Function hdk::entry::get [−][src]
pub fn get<H>(hash: H, options: GetOptions) -> ExternResult<Option<Element>> where
AnyDhtHash: From<H>,
Expand description
Gets an element for a given entry or header hash.
The behaviour of get changes subtly per the type of the passed hash. A header hash returns the element for that header, i.e. header+entry or header+None. An entry hash returns the “oldest live” element, i.e. header+entry.
An element is no longer live once it is referenced by a valid delete element.
An update to an element does not change its liveness.
See get_details
for more information about how CRUD elements reference each other.
Note: get
always triggers and blocks on a network call.
@todo implement a ‘get optimistic’ that returns based on the current opinion of the world
and performs network calls in the background so they are available ‘next time’.
Note: Deletes are considered in the liveness but Updates are not currently followed
automatically due to the need for the happ to disambiguate update logic.
@todo implement ‘redirect’ logic so that updates are followed by get
.
Note: Updates typically point to a different entry hash than what they are updating but not
always, e.g. consider changing foo
to bar
back to foo
. The entry hashes in a crud
tree can be circular but the header hashes are never circular.
In this case, deleting the create for foo would make the second update pointing to foo
the “oldest live” element.
Note: “oldest live” only relates to disambiguating many creates and updates from many authors
pointing to a single entry, it is not the “current value” of an entry in a CRUD sense.
e.g. If “foo” is created then updated to “bar”, a get
on the hash of “foo” will return
“foo” as part of an element with the “oldest live” header.
To discover “bar” the agent needs to call get_details
and decide how it wants to
collapse many potential creates, updates and deletes down into a single or filtered
set of updates, to “walk the tree”.
e.g. Updates could include a proof of work and a tree would collapse to a simple
blockchain if the agent follows the “heaviest chain”.

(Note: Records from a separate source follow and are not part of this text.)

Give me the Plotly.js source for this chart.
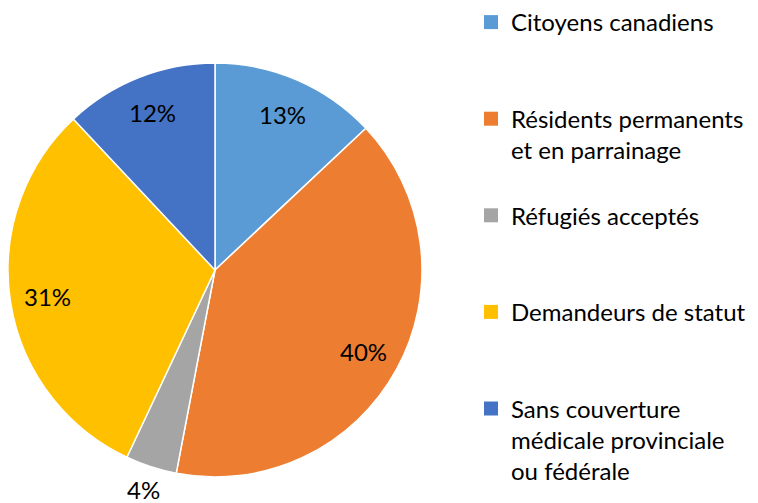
<!DOCTYPE html>
<html>
<head>
<meta charset="utf-8">
<script src="https://cdn.plot.ly/plotly-3.0.1.min.js"></script>
<style>html,body{margin:0;padding:0;background:#fff;}#chart{width:758px;height:503px;}</style>
</head>
<body>
<div id="chart"></div>
<script>
const categories = [
  "Citoyens canadiens<br> <br> ",
  "Résidents permanents<br>et en parrainage<br> ",
  "Réfugiés acceptés<br> <br> ",
  "Demandeurs de statut<br> <br> ",
  "Sans couverture<br>médicale provinciale<br>ou fédérale"
];
const values = [13, 40, 4, 31, 12];
const colors = ["#5B9BD5", "#ED7D31", "#A5A5A5", "#FFC000", "#4472C4"];
const labelOutside = [false, false, true, false, false];

const W = 758, H = 503;
const pieLeft = 8, pieRight = 422, pieTop = 63, pieBottom = 477;
const R = (pieRight - pieLeft) / 2;
const cxPx = (pieLeft + pieRight) / 2, cyPx = (pieTop + pieBottom) / 2;

const trace = {
  type: "pie",
  labels: categories,
  values: values,
  sort: false,
  direction: "clockwise",
  rotation: 0,
  marker: { colors: colors, line: { color: "#ffffff", width: 1.5 } },
  textinfo: "none",
  domain: { x: [pieLeft / W, pieRight / W], y: [1 - pieBottom / H, 1 - pieTop / H] },
  hoverinfo: "label+percent"
};

// Data labels placed at each slice's mid-angle (derived from the values)
const total = values.reduce((a, b) => a + b, 0);
let cum = 0;
const annotations = values.map((v, i) => {
  const mid = (cum + v / 2) / total * 2 * Math.PI;
  cum += v;
  const r = labelOutside[i] ? 1.115 * R : 0.82 * R;
  return {
    xref: "paper", yref: "paper",
    x: (cxPx + r * Math.sin(mid)) / W,
    y: 1 - (cyPx - r * Math.cos(mid)) / H,
    xanchor: "center", yanchor: "middle",
    text: Math.round(v / total * 100) + "%",
    showarrow: false,
    font: { family: "Lato", size: 24, color: "#000000" }
  };
});

const layout = {
  width: W, height: H,
  margin: { l: 0, r: 0, t: 0, b: 0 },
  paper_bgcolor: "#ffffff",
  showlegend: true,
  legend: {
    x: 471 / W, y: 1, xanchor: "left", yanchor: "top",
    valign: "top",
    font: { family: "Lato", size: 24, color: "#000000" },
    bgcolor: "rgba(0,0,0,0)",
    traceorder: "normal"
  },
  annotations: annotations,
  font: { family: "Lato" }
};

Plotly.newPlot("chart", [trace], layout, { displayModeBar: false, staticPlot: true }).then(gd => {
  gd.querySelectorAll(".legendpoints path").forEach(p => {
    p.setAttribute("d", "M7,7H-7V-7H7Z");
    p.style.strokeWidth = "0px";
  });
});
</script>
</body>
</html>
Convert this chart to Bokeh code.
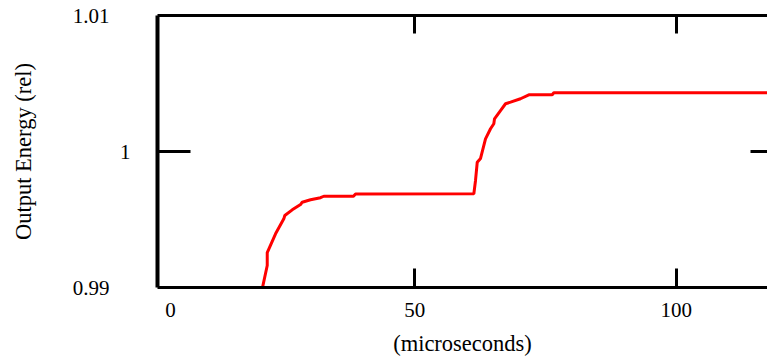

e.g. Updates could represent turns in a 2-player game and the update with the newest
timestamp countersigned by both players represents an opt-in chain of updates with
support for casual “undo” with player’s consent.
e.g. Domain/user names could be claimed on a “first come, first serve” basis with only
creates and deletes allowed by validation rules, the “oldest live” element does
represent the element pointing at the first agent to claim a name, but it could also
be checked manually by the app with get_details
.
Note: “oldest live” is only as good as the information available to the authorities the agent contacts on their current network partition, there could always be an older live entry on another partition, and of course the oldest live entry could be deleted and no longer be live.